TASK: Find every line with the word "matplotlib" and report how many there are, without any other text.

-- Start DATA BLOCK --

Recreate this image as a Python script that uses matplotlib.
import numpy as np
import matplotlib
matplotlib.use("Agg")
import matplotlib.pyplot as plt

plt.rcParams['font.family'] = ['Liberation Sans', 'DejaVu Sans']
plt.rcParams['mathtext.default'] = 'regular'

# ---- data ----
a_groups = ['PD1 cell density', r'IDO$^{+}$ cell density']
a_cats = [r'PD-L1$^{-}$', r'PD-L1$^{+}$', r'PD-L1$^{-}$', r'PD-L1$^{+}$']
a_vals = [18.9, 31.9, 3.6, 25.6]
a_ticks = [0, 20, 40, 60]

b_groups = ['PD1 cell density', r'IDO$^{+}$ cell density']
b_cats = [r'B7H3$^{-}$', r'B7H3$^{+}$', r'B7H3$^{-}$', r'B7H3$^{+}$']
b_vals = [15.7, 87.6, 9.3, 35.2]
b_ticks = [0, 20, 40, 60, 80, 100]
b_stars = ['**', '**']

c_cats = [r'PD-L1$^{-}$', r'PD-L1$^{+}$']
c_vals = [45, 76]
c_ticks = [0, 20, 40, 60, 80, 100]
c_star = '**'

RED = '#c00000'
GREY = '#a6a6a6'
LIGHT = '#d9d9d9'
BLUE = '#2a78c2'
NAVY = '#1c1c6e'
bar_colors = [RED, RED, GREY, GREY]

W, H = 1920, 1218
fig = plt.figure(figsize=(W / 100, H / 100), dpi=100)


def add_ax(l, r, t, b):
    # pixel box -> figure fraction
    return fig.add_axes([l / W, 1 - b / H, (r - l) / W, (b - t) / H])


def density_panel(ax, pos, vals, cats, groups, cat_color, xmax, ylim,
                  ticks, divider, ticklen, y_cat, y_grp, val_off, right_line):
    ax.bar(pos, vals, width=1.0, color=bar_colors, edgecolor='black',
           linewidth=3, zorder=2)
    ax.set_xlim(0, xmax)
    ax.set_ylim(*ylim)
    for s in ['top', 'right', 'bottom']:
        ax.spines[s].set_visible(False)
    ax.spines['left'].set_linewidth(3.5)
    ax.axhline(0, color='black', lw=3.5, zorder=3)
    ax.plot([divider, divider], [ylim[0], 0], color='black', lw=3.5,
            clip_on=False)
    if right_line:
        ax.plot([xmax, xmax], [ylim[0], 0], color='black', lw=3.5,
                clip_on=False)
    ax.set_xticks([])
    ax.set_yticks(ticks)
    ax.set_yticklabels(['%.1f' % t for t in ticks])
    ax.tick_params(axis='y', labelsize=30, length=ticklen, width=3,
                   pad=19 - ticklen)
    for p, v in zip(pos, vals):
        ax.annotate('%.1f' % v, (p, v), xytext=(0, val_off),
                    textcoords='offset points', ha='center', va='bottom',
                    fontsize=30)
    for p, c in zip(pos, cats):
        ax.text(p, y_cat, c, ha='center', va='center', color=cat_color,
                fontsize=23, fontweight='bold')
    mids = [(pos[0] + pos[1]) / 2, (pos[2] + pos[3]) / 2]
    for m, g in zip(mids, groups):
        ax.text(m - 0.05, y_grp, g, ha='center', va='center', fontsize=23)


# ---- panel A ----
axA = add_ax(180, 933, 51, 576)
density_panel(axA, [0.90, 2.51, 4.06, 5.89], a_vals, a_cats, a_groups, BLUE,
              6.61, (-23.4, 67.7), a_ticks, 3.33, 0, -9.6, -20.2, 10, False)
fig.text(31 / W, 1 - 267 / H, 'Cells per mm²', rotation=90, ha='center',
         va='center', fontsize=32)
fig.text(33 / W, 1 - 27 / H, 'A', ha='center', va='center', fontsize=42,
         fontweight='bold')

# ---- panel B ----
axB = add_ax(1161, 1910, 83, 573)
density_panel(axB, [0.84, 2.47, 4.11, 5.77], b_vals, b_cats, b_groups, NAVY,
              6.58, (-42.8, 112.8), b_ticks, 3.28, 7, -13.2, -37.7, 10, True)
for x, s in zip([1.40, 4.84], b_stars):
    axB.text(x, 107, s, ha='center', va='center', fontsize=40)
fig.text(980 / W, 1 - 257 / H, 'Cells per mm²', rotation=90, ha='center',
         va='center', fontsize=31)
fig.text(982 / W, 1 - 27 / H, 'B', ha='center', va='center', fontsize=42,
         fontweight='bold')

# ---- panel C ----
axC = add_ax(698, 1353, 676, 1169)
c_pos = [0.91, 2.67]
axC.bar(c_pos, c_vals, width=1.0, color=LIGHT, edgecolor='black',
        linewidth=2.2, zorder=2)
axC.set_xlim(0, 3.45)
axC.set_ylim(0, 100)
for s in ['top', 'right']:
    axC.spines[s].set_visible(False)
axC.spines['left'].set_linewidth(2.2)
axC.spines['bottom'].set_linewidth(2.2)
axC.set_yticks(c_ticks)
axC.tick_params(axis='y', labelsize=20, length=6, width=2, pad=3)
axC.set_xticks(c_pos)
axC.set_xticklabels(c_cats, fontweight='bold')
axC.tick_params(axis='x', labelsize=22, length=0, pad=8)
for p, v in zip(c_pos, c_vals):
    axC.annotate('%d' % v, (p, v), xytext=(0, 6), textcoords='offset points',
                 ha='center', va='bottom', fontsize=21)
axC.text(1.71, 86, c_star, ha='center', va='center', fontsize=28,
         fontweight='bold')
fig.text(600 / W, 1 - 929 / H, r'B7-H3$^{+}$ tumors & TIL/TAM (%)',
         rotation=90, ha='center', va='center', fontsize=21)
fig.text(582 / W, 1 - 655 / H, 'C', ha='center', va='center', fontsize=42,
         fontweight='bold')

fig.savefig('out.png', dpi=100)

-- End DATA BLOCK --

RESPONSE TO THE EXERCISE: 4